Once again, I was struck by the title of an article running through my News app.
If we are tasked with discerning good and evil in the world we live in, then what might be evidence of the devil living in our phones?
Addiction.
Addiction that leads to distraction.
Distraction that leads to separation from a natural reality.
Whether it be the suspicion of something evil at work or of something more corporeal, the effects of children being exposed to screens at a young age are causing parents in Silicon Valley to freak out.
A recent article in the New York Times explains that since “technologists know how phones really work,” many have decided “they don’t want their own children anywhere near them.”
Much of this concern is centered around the addictive nature of screen activities.
In the aforementioned NYT article entitled “A Dark Consensus About Screens and Kids Begins to Emerge in Silicon Valley,” Chris Anderson, the former editor of Wired, adds his expertise to defend the limitation of screen time by parents.
Mr. Anderson warns of the addictive nature of screens by saying “On the scale between candy and crack cocaine, it’s closer to crack cocaine.”
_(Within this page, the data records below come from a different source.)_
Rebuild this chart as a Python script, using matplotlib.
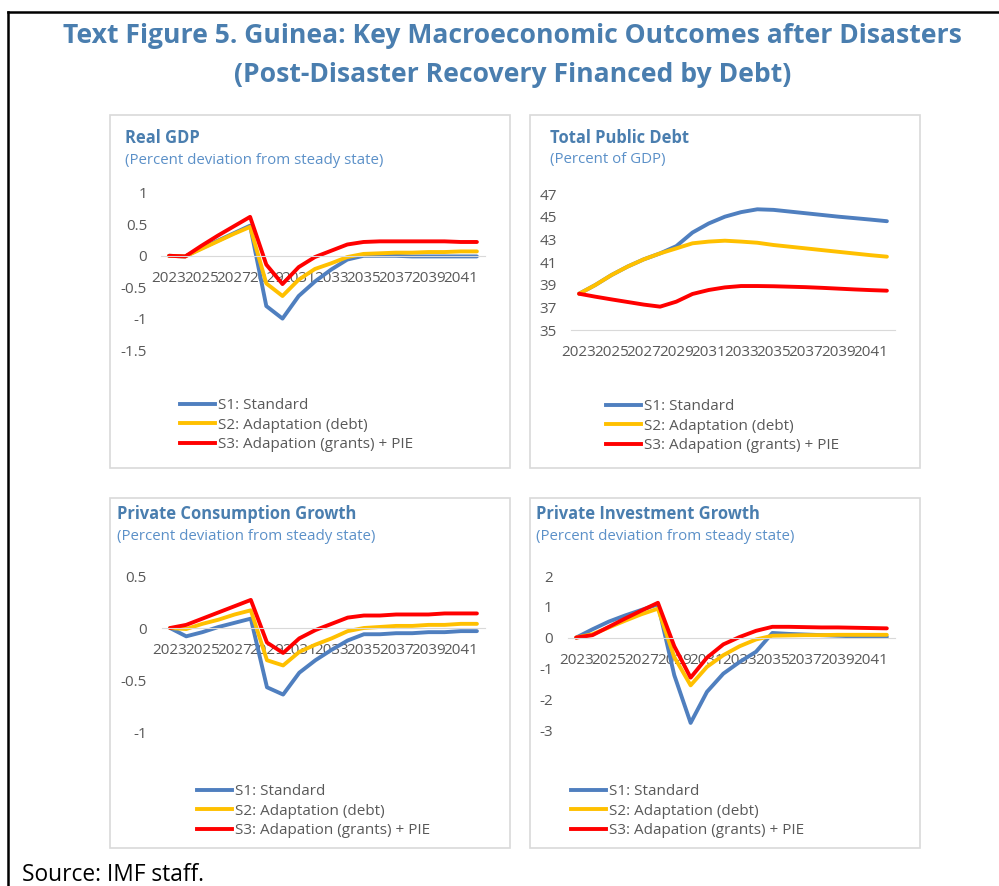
import matplotlib
matplotlib.use("Agg")
import matplotlib.pyplot as plt
from matplotlib.patches import Rectangle
from matplotlib.lines import Line2D

plt.rcParams['font.family'] = ['Open Sans', 'DejaVu Sans']

years = list(range(2023, 2043))
year_labels = [str(y) for y in years[::2]]
series_names = ["S1: Standard", "S2: Adaptation (debt)", "S3: Adapation (grants) + PIE"]

# Real GDP, percent deviation from steady state
gdp_s1 = [0, -0.01, 0.12, 0.24, 0.36, 0.48, -0.80, -1.00, -0.64, -0.41, -0.22, -0.06, 0.00,
          0.00, 0.00, -0.01, -0.01, -0.01, -0.01, -0.01]
gdp_s2 = [0, -0.01, 0.11, 0.23, 0.35, 0.46, -0.44, -0.64, -0.38, -0.21, -0.12, -0.02, 0.03,
          0.04, 0.05, 0.05, 0.06, 0.06, 0.07, 0.07]
gdp_s3 = [0, -0.01, 0.16, 0.32, 0.47, 0.62, -0.14, -0.45, -0.18, -0.02, 0.08, 0.18, 0.22,
          0.23, 0.23, 0.23, 0.23, 0.23, 0.22, 0.22]

# Total public debt, percent of GDP
debt_s1 = [38.2, 38.97, 39.85, 40.6, 41.24, 41.76, 42.4, 43.6, 44.4, 45.0, 45.4, 45.65, 45.6,
           45.45, 45.3, 45.15, 45.0, 44.87, 44.74, 44.6]
debt_s2 = [38.2, 38.97, 39.85, 40.6, 41.24, 41.76, 42.2, 42.65, 42.8, 42.88, 42.8, 42.7, 42.5,
           42.35, 42.2, 42.05, 41.9, 41.75, 41.6, 41.47]
debt_s3 = [38.2, 37.94, 37.7, 37.47, 37.24, 37.06, 37.5, 38.18, 38.53, 38.76, 38.88, 38.88, 38.86,
           38.82, 38.78, 38.72, 38.65, 38.58, 38.52, 38.47]

# Private consumption growth
cons_s1 = [0, -0.08, -0.04, 0.01, 0.05, 0.09, -0.57, -0.64, -0.43, -0.31, -0.21, -0.12, -0.06,
           -0.06, -0.05, -0.05, -0.04, -0.04, -0.03, -0.03]
cons_s2 = [0, -0.01, 0.04, 0.08, 0.13, 0.17, -0.31, -0.36, -0.23, -0.16, -0.10, -0.03, 0.00,
           0.01, 0.02, 0.02, 0.03, 0.03, 0.04, 0.04]
cons_s3 = [0, 0.03, 0.09, 0.15, 0.21, 0.27, -0.14, -0.24, -0.10, -0.02, 0.04, 0.10, 0.12,
           0.12, 0.13, 0.13, 0.13, 0.14, 0.14, 0.14]

# Private investment growth
inv_s1 = [0, 0.27, 0.52, 0.72, 0.90, 1.08, -1.22, -2.77, -1.76, -1.17, -0.79, -0.46, 0.15,
          0.12, 0.10, 0.08, 0.06, 0.04, 0.03, 0.02]
inv_s2 = [0, 0.11, 0.33, 0.55, 0.76, 0.94, -0.63, -1.55, -0.95, -0.57, -0.28, -0.06, 0.06,
          0.07, 0.08, 0.08, 0.09, 0.09, 0.09, 0.09]
inv_s3 = [0, 0.08, 0.35, 0.62, 0.88, 1.13, -0.28, -1.30, -0.65, -0.22, 0.02, 0.22, 0.35,
          0.35, 0.34, 0.33, 0.33, 0.32, 0.31, 0.30]

colors = ['#4F7FBF', '#FFC000', '#FF0000']
title_blue = '#4A7EAF'
sub_blue = '#5B90C8'
gray = '#595959'

W, H = 999, 886
fig = plt.figure(figsize=(W / 100, H / 100), dpi=100)


def fx(px):
    return px / W


def fy(py):
    return 1 - py / H


def panel(box, plot, title, subtitle, title_xy, data, ylim, yticks, ylabels, legend_xy, ypad):
    # box: (left, top, right, bottom) in pixels
    l, t, r, b = box
    fig.patches.append(Rectangle((fx(l), fy(b)), fx(r - l), (b - t) / H, transform=fig.transFigure,
                                 fill=False, edgecolor='#D9D9D9', lw=1.2))
    fig.text(fx(title_xy[0]), fy(title_xy[1]), title, fontsize=11.9, fontweight='bold',
             color=title_blue, va='center', ha='left')
    fig.text(fx(title_xy[0]), fy(title_xy[1] + 22), subtitle, fontsize=10.8,
             color=sub_blue, va='center', ha='left')

    pl, pt, pr, pb = plot
    ax = fig.add_axes([fx(pl), fy(pb), fx(pr - pl), (pb - pt) / H])
    x = list(range(len(years)))
    for vals, c, name in zip(data, colors, series_names):
        ax.plot(x, vals, color=c, lw=2.8, label=name, solid_capstyle='round')
    ax.set_xlim(-0.5, len(years) - 0.5)
    ax.set_ylim(*ylim)
    ax.set_yticks(yticks)
    ax.set_yticklabels(ylabels)
    ax.set_xticks(x[::2])
    ax.set_xticklabels(year_labels)
    for s in ['top', 'right', 'left']:
        ax.spines[s].set_visible(False)
    ax.spines['bottom'].set_color('#D9D9D9')
    ax.spines['bottom'].set_position(('data', ylim[0] if ylim[0] > 0 else 0))
    ax.tick_params(axis='both', length=0, labelsize=11, labelcolor=gray)
    ax.tick_params(axis='x', pad=11)
    ax.tick_params(axis='y', pad=ypad)
    ax.patch.set_alpha(0)

    handles = [Line2D([], [], color=c, lw=2.8) for c in colors]
    ax.legend(handles, series_names, loc='upper left', bbox_to_anchor=(fx(legend_xy[0]), fy(legend_xy[1])),
              bbox_transform=fig.transFigure, frameon=False, fontsize=11, labelcolor=gray,
              handlelength=2.3, handletextpad=0.2, labelspacing=0.3, borderpad=0, borderaxespad=0)
    return ax


panel((110, 115, 510, 468), (161, 193, 485, 350), "Real GDP", "(Percent deviation from steady state)",
      (125, 138), [gdp_s1, gdp_s2, gdp_s3], (-1.5, 1), [-1.5, -1, -0.5, 0, 0.5, 1],
      ['-1.5', '-1', '-0.5', '0', '0.5', '1'], (180, 398), 10)

panel((530, 115, 920, 468), (571, 194, 895, 330), "Total Public Debt", "(Percent of GDP)",
      (550, 138), [debt_s1, debt_s2, debt_s3], (35, 47), [35, 37, 39, 41, 43, 45, 47],
      ['35', '37', '39', '41', '43', '45', '47'], (606, 399), 10)

panel((110, 498, 510, 848), (162, 576, 485, 732), "Private Consumption Growth", "(Percent deviation from steady state)",
      (117, 514), [cons_s1, cons_s2, cons_s3], (-1, 0.5), [-1, -0.5, 0, 0.5],
      ['-1', '-0.5', '0', '0.5'], (197, 784), 11)

panel((530, 498, 920, 848), (568, 576, 895, 730), "Private Investment Growth", "(Percent deviation from steady state)",
      (536, 514), [inv_s1, inv_s2, inv_s3], (-3, 2), [-3, -2, -1, 0, 1, 2],
      ['-3', '-2', '-1', '0', '1', '2'], (571, 784), 11)

fig.text(0.513, fy(36), "Text Figure 5. Guinea: Key Macroeconomic Outcomes after Disasters",
         fontsize=19.1, fontweight='bold', color=title_blue, ha='center', va='center')
fig.text(0.513, fy(75), "(Post-Disaster Recovery Financed by Debt)",
         fontsize=19.1, fontweight='bold', color=title_blue, ha='center', va='center')

fig.text(fx(22), fy(875), "Source: IMF staff.", fontsize=16.4, color='black', ha='left', va='center')

# outer frame (left and top edges)
fig.add_artist(Line2D([fx(8), fx(8)], [0, fy(12)], color='black', lw=1.8, transform=fig.transFigure))
fig.add_artist(Line2D([fx(8), 1], [fy(12), fy(12)], color='black', lw=1.8, transform=fig.transFigure))

fig.savefig("out.png", dpi=100)
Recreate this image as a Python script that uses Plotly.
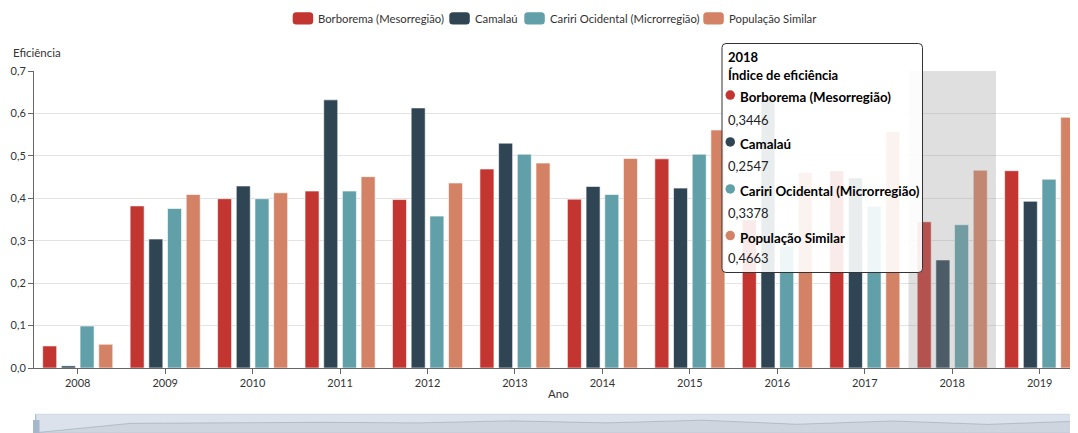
import plotly.graph_objects as go

# ---------------- data ----------------
anos = ["2008", "2009", "2010", "2011", "2012", "2013", "2014", "2015", "2016", "2017", "2018", "2019"]
borborema = [0.052, 0.382, 0.399, 0.417, 0.397, 0.469, 0.398, 0.493, 0.349, 0.465, 0.3446, 0.465]
camalau = [0.005, 0.304, 0.429, 0.632, 0.613, 0.530, 0.428, 0.424, 0.635, 0.448, 0.2547, 0.393]
cariri = [0.099, 0.376, 0.399, 0.417, 0.358, 0.504, 0.409, 0.504, 0.287, 0.381, 0.3378, 0.445]
pop_similar = [0.056, 0.409, 0.413, 0.451, 0.436, 0.483, 0.494, 0.561, 0.461, 0.557, 0.4663, 0.591]

series_names = ["Borborema (Mesorregião)", "Camalaú", "Cariri Ocidental (Microrregião)", "População Similar"]
series_values = [borborema, camalau, cariri, pop_similar]
colors = ["#c23531", "#2f4554", "#61a0a8", "#d48265"]

tooltip_year = "2018"
tooltip_title = "Índice de eficiência"
tooltip_values = ["0,3446", "0,2547", "0,3378", "0,4663"]

# page body has an 8px default margin; the figure is placed so that it fills the window
OFF = 8
W, H = 1078 - OFF, 433 - OFF
FONT = "Lato"


def fx(p):
    return (p - OFF) / W


def fy(p):
    return (H - (p - OFF)) / H


def rounded_rect(L, T, R, B, r):
    return (f"M {fx(L + r)},{fy(T)} L {fx(R - r)},{fy(T)} Q {fx(R)},{fy(T)} {fx(R)},{fy(T + r)} "
            f"L {fx(R)},{fy(B - r)} Q {fx(R)},{fy(B)} {fx(R - r)},{fy(B)} "
            f"L {fx(L + r)},{fy(B)} Q {fx(L)},{fy(B)} {fx(L)},{fy(B - r)} "
            f"L {fx(L)},{fy(T + r)} Q {fx(L)},{fy(T)} {fx(L + r)},{fy(T)} Z")


fig = go.Figure()

for name, vals, col in zip(series_names, series_values, colors):
    fig.add_trace(go.Bar(
        x=anos, y=vals, name=name,
        marker=dict(color=col, line=dict(color="rgba(255,255,255,0.6)", width=1)),
        hoverinfo="skip", showlegend=False,
    ))

# dataZoom-like shadow (first series)
fig.add_trace(go.Scatter(
    x=list(range(len(anos))), y=borborema, xaxis="x2", yaxis="y2",
    mode="lines", fill="tozeroy",
    line=dict(color="rgba(47,69,84,0.25)", width=0.8),
    fillcolor="rgba(47,69,84,0.08)", showlegend=False, hoverinfo="skip",
))

band = 87.45
x_left = 34

shapes = []
annotations = []

# slider background
shapes.append(dict(type="rect", xref="paper", yref="paper", x0=fx(35.7), x1=1.0, y0=0, y1=fy(414.3),
                   fillcolor="#dce2eb", line=dict(color="#cfd6e0", width=1), layer="below"))
# highlight band for 2018
shapes.append(dict(type="rect", xref="x", yref="paper", x0=9.5, x1=10.5, y0=fy(368), y1=fy(71),
                   fillcolor="rgba(150,150,150,0.3)", line=dict(width=0), layer="above"))
# slider handle
shapes.append(dict(type="rect", xref="paper", yref="paper", x0=fx(33), x1=fx(39.5), y0=fy(433), y1=fy(420),
                   fillcolor="#a7b7cc", line=dict(color="#a7b7cc", width=0), layer="above"))
shapes.append(dict(type="line", xref="paper", yref="paper", x0=fx(35.7), x1=fx(35.7), y0=fy(433), y1=fy(414.3),
                   line=dict(color="#a7b7cc", width=1), layer="above"))

# legend (icons + labels)
legend_icon_x = [292.7, 449.3, 524.3, 703.3]
for name, col, ix in zip(series_names, colors, legend_icon_x):
    shapes.append(dict(type="path", xref="paper", yref="paper",
                       path=rounded_rect(ix, 12.3, ix + 20.5, 24.5, 3.5),
                       fillcolor=col, line=dict(width=0), layer="above"))
    annotations.append(dict(text=name, x=fx(ix + 24.6), y=fy(18.6), xref="paper", yref="paper",
                            xanchor="left", yanchor="middle", showarrow=False, borderpad=0,
                            font=dict(family=FONT, size=11.3, color="#333")))

# tooltip box
shapes.append(dict(type="path", xref="paper", yref="paper", path=rounded_rect(722, 43.5, 922.5, 272.5, 4),
                   fillcolor="rgba(255,255,255,0.9)", line=dict(color="#333333", width=1), layer="above"))

annotations.append(dict(text=f"<b>{tooltip_year}</b>", x=fx(727), y=fy(56.7), xref="paper", yref="paper",
                        xanchor="left", yanchor="middle", showarrow=False,
                        font=dict(family=FONT, size=13, color="#000"), borderpad=0))
annotations.append(dict(text=f"<b>{tooltip_title}</b>", x=fx(727), y=fy(74.5), xref="paper", yref="paper",
                        xanchor="left", yanchor="middle", showarrow=False,
                        font=dict(family=FONT, size=13, color="#000"), borderpad=0))

name_y = [97.3, 144.2, 191.2, 237.8]
val_y = [120, 166, 212.7, 258.3]
for name, col, ny, vy, vtxt in zip(series_names, colors, name_y, val_y, tooltip_values):
    shapes.append(dict(type="circle", xref="paper", yref="paper",
                       x0=fx(725.5), x1=fx(735), y0=fy(ny + 2.5), y1=fy(ny - 7),
                       fillcolor=col, line=dict(width=0), layer="above"))
    annotations.append(dict(text=f"<b>{name}</b>", x=fx(739), y=fy(ny), xref="paper", yref="paper",
                            xanchor="left", yanchor="middle", showarrow=False,
                            font=dict(family=FONT, size=13.3, color="#000"), borderpad=0))
    annotations.append(dict(text=vtxt, x=fx(727), y=fy(vy), xref="paper", yref="paper",
                            xanchor="left", yanchor="middle", showarrow=False,
                            font=dict(family=FONT, size=13, color="#222"), borderpad=0))

# axis titles
annotations.append(dict(text="Eficiência", x=fx(12), y=fy(52.5), xref="paper", yref="paper",
                        xanchor="left", yanchor="middle", showarrow=False, borderpad=0,
                        font=dict(family=FONT, size=11.5, color="#333")))
annotations.append(dict(text="Ano", x=fx(558.5), y=fy(393), xref="paper", yref="paper",
                        xanchor="center", yanchor="middle", showarrow=False, borderpad=0,
                        font=dict(family=FONT, size=11.5, color="#333")))

fig.update_layout(
    width=W, height=H,
    margin=dict(l=0, r=0, t=0, b=0, pad=0, autoexpand=False),
    paper_bgcolor="white", plot_bgcolor="white",
    separators=",.",
    barmode="group", bargap=0.145, bargroupgap=0.25,
    font=dict(family=FONT, size=12, color="#333"),
    showlegend=False,
    xaxis=dict(domain=[fx(x_left), 1.0], type="category", categoryorder="array", categoryarray=anos,
               range=[-0.5, -0.5 + (1078 - x_left) / band], automargin=False,
               showline=True, linecolor="#666", linewidth=1,
               ticks="outside", ticklen=5, tickcolor="#666", showgrid=False,
               tickfont=dict(family=FONT, size=11, color="#333"), fixedrange=True),
    yaxis=dict(domain=[fy(368), fy(71)], range=[0, 0.7], dtick=0.1, tickformat=".1f", automargin=False,
               showline=True, linecolor="#666", linewidth=1,
               ticks="outside", ticklen=5, tickcolor="#666",
               showgrid=True, gridcolor="#e3e3e3", zeroline=False,
               tickfont=dict(family=FONT, size=11, color="#333"), fixedrange=True),
    xaxis2=dict(domain=[fx(35.7), 1.0], range=[0, (1078 - 35.7) / 95.2], anchor="y2",
                visible=False, fixedrange=True, automargin=False),
    yaxis2=dict(domain=[0, fy(414.3)], range=[0.04, 0.70], anchor="x2",
                visible=False, fixedrange=True, automargin=False),
    shapes=shapes,
    annotations=annotations,
)

fig.write_html("out.html")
He maintains his cry of despair when addressing the difficulties of managing screen time as a parent: “This is beyond our power to control. This is going straight to the pleasure centers of the developing brain. This is beyond our capacity as regular parents to understand.”
Anderson has several hefty rules for technology use in place for his five children, including a no phone policy until his children reach the summer before high school and a call for no screens in the bedroom.
Other parents of young children are living by similar mantras, such as “the last child in the class to get a phone wins.”
The suspicion that tech developers are employing evil tactics to captivate the youth of the world has bled over to the formation of a new impression that these companies could be manufacturing a digital divide between the rich and the poor.
In a separate report by the New York Times about “The Digital Gap Between Rich and Poor Kids,” writer Nellie Bowles reveals that recent trends point to the creation of a social framework where “the children of poorer and middle-class parents will be raised by screens, while the children of Silicon Valley’s elite will be going back to wooden toys and the luxury of human interaction” (Digital Gap).
This ploy by tech giants to have children hooked on digital experiences, (which is a move supported by telling reports), carries an inherently evil quality.
If the devil is in the details of recent digital technology design, then the side-effects of addition and isolation are clearly intentional.
On the contrary, a psalm comes to mind when thinking of the parents who challenge the cultural norms of excessive screen time for their children:
“1 Blessed is the one who does not walk in step with the wicked or stand in the way that sinners take or sit in the company of mockers,
2 but whose delight is in the law of the LORD, and who meditates on his law day and night.”